In Jota Mombaças Tagebucheinträgen – weniger Dystopie als vielmehr poetische Beschreibung des Status quo – materialisiert sich die Hierarchie der Welt im Oben und Unten. Im Verborgenen, in Labyrinthen von Tunnels, begleitet von Traurigkeit und ständigen Verlusten müssen sich die Anwesenden auf ihre Instinkte verlassen und halten deshalb umso mehr an einer Gemeinschaft fest.
21. November 2021
WIEDER HABEN WIR ALLES VERLOREN. Es ist das dritte Mal, dass das passiert ist, seitdem diese Zeitrechnung begonnen hat. Die Tage sind lang, fast endlos. Wir laufen durch Tunnel, für unbestimmte Zeit. Wir sind überall rausgeworfen worden, laufen immer im Schatten, immer zusammen. Hier unten kann das Vibrieren der Welt verstörend wirken. Unter uns sind einige, die noch immer davon träumen, an die Oberfläche zurückzukehren. Sie träumen davon, die Welt zurückzugewinnen und ihre scheinbar verlorengegangene Integrität wiederherzustellen. Unter uns sind allerdings auch so manche, die sich über diese Nostalgiker*innen lustig machen und darauf beharren, dass es eine heile Welt nie wirklich gab und dass wir immer hier unten gewesen sind.
Und das stimmt, wir sind schon immer hier gewesen. Die Tunnel, in denen wir jetzt leben, wurden von denen gegraben, die als Erste dieses Gebiet durchquerten – versklavte Menschen, auf der Flucht vor den Hieben derer, die sich als ihre Herrscher*innen ausgaben. Im Laufe der Jahre verbreiterten sich ihre Pfade, es wurden so viele, dass sie nun einem unterirdischen Labyrinth gleichen, einer überlieferten und in die Erde eingegrabenen Infrastruktur. Sie befindet sich unter den weißen Füßen von Menschen, die sich mit Waffengewalt als Herrscher*innen der Welt durchgesetzt haben.
Es ist dunkel hier.
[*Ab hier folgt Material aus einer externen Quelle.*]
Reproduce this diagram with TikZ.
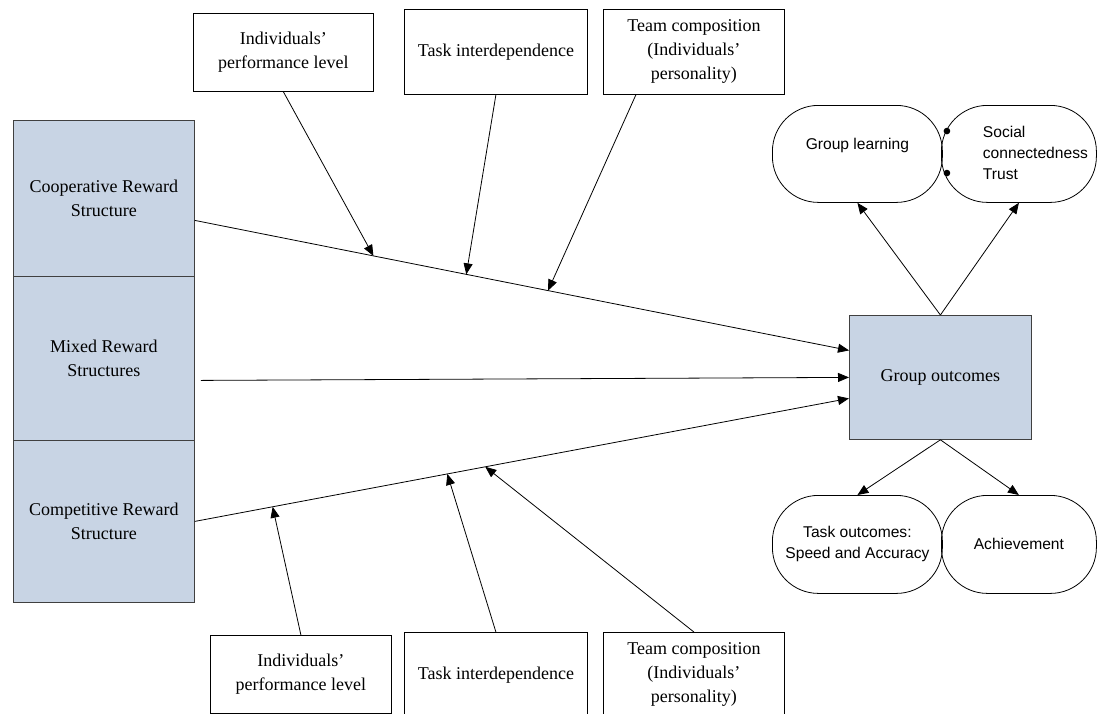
\documentclass[tikz,border=0pt]{standalone}
\usepackage{fontspec}
\setmainfont{Liberation Serif}
\newfontfamily\arialfont{Liberation Sans}
\usetikzlibrary{arrows.meta}
\definecolor{boxblue}{RGB}{200,212,228}
\newcommand{\listdot}{\makebox[33pt][l]{\hspace{-7pt}\raisebox{-2.5pt}{\fontsize{24}{21}\selectfont\textbullet}}}

\begin{document}
\begin{tikzpicture}[x=1pt, y=-1pt,
	every node/.style={font=\fontsize{18}{24}\selectfont, align=center, inner sep=0pt},
	blockbox/.style={draw=black!75, fill=boxblue, line width=0.8pt, minimum width=181pt, anchor=north west},
	factorbox/.style={draw, line width=0.8pt, minimum width=181pt, anchor=north west},
	oval/.style={draw, line width=0.8pt, rounded corners=46pt, minimum height=97pt, anchor=north west, font=\arialfont\fontsize{15.6}{21}\selectfont},
	arr/.style={-{Triangle[length=11pt, width=9pt]}, line width=0.8pt}]
\clip (0,0) rectangle (1098,713);

\node[blockbox, minimum height=156pt] (coop) at (13,120) {Cooperative Reward\\Structure};
\node[blockbox, minimum height=164pt] (mix) at (13,276) {Mixed Reward\\Structures};
\node[blockbox, minimum height=162pt] (comp) at (13,440) {Competitive Reward\\Structure};
\node[blockbox, minimum width=182pt, minimum height=124pt] (out) at (849,315) {Group outcomes};

\node[factorbox, minimum width=180pt, minimum height=78pt] (ti) at (193,13) {Individuals'\\performance level};
\node[factorbox, minimum width=183pt, minimum height=85pt] (tt) at (404,9) {Task interdependence};
\node[factorbox, minimum height=85pt] (tc) at (603,9) {Team composition\\(Individuals'\\personality)};
\node[factorbox, minimum height=78pt] (bi) at (210,635) {Individuals'\\performance level};
\node[factorbox, minimum width=183pt, minimum height=85pt] (bt) at (404,632) {Task interdependence};
\node[factorbox, minimum height=85pt] (bc) at (603,632) {Team composition\\(Individuals'\\personality)};

\node[oval, minimum width=170pt] (learn) at (772,105) {Group learning\\\mbox{}};
\node[oval, minimum width=155pt, align=left] (soc) at (941,105) {\listdot Social\\\hspace*{33pt}connectedness\\\listdot Trust};
\node[oval, minimum width=170pt, minimum height=98pt] (task) at (772,495) {Task outcomes:\\Speed and Accuracy};
\node[oval, minimum width=155pt, minimum height=98pt] (ach) at (941,495) {Achievement};

\draw[arr] ([yshift=-22pt]coop.east) -- ([yshift=27pt]out.west) coordinate[pos=0.273] (p1) coordinate[pos=0.415] (p2) coordinate[pos=0.54] (p3);
\draw[arr] ([xshift=6pt, yshift=-22pt]mix.east) -- (out.west);
\draw[arr] (comp.east) -- ([yshift=-21pt]out.west) coordinate[pos=0.119] (q1) coordinate[pos=0.386] (q2) coordinate[pos=0.444] (q3);

\draw[arr] (ti.south) -- (p1);
\draw[arr] (tt.south) -- (p2);
\draw[arr] ([xshift=-58pt]tc.south) -- (p3);
\draw[arr] (bi.north) -- (q1);
\draw[arr] (bt.north) -- (q2);
\draw[arr] (bc.north) -- (q3);

\foreach \n in {learn,soc}
	\draw[arr] (out.north) -- (\n.south);
\foreach \n in {task,ach}
	\draw[arr] (out.south) -- (\n.north);
\end{tikzpicture}
\end{document}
Wir verlieren uns so oft aus den Augen, dass unsere Sinneswahrnehmung besonders geschärft ist. Wir haben gelernt, durch Berührung, Geruch, das Geräusch unseres Atems und das Vibrieren, das sich durch unsere Körper bewegt und von dort auf die anderen übergeht, miteinander zu kommunizieren. Auf diese Weise lesen wir auch die Tunnel. Jedes Detail dieser ungewöhnlichen Geografie spricht zu uns. Feuchtigkeit, Gerüche, die Geräusche von ebenfalls hier lebenden Wesen, genauso wie das schwarze, fast violette Licht, das ab und zu aus der Tiefe der Erde aufsteigt und alles flutet, alles erleuchtet, ohne es wirklich sichtbar zu machen. Immer wenn wir alles verlieren, erscheint dieses Licht und materialisiert sich in unseren Körpern und in den Strukturen all dieser Tunnel.
Wenn eine*r von uns stirbt, benutzen wir den Ausdruck “alles zu verlieren”. Wir haben aufgehört, das Wort “sterben” zu benutzen, weil wir ja im Grunde schon seit der ersten Bombe tot sind ... und sogar schon sehr viel länger, seit dem ersten Schiff mit Versklavten, auf dem unsere Leben gebrandmarkt wurden durch diesen riesigen und undifferenzierten “Tod-im-Leben”. Manche von uns nennen sich als lebendige Tote Zombies. Und genau genommen sind wir ja Zombies, weil wir weder lebendig noch tot sind, und weil wir noch dazu von dem Krieger Zumbi dos Palmares abstammen. In unseren glücklichsten Stunden, wenn unsere Herzen etwas leiser schlagen und wir fühlen, dass in uns immer noch eine kleine Lebensflamme alles andere verbrennt, stellen wir uns gern vor, dass Palmares hier ist, dass auf der anderen Seite der Apokalypse Schwarzes Leben entsteht und sich wie ein Licht ausbreitet, das jedes Mal aus der Tiefe emporsteigt, wenn wir alles verlieren.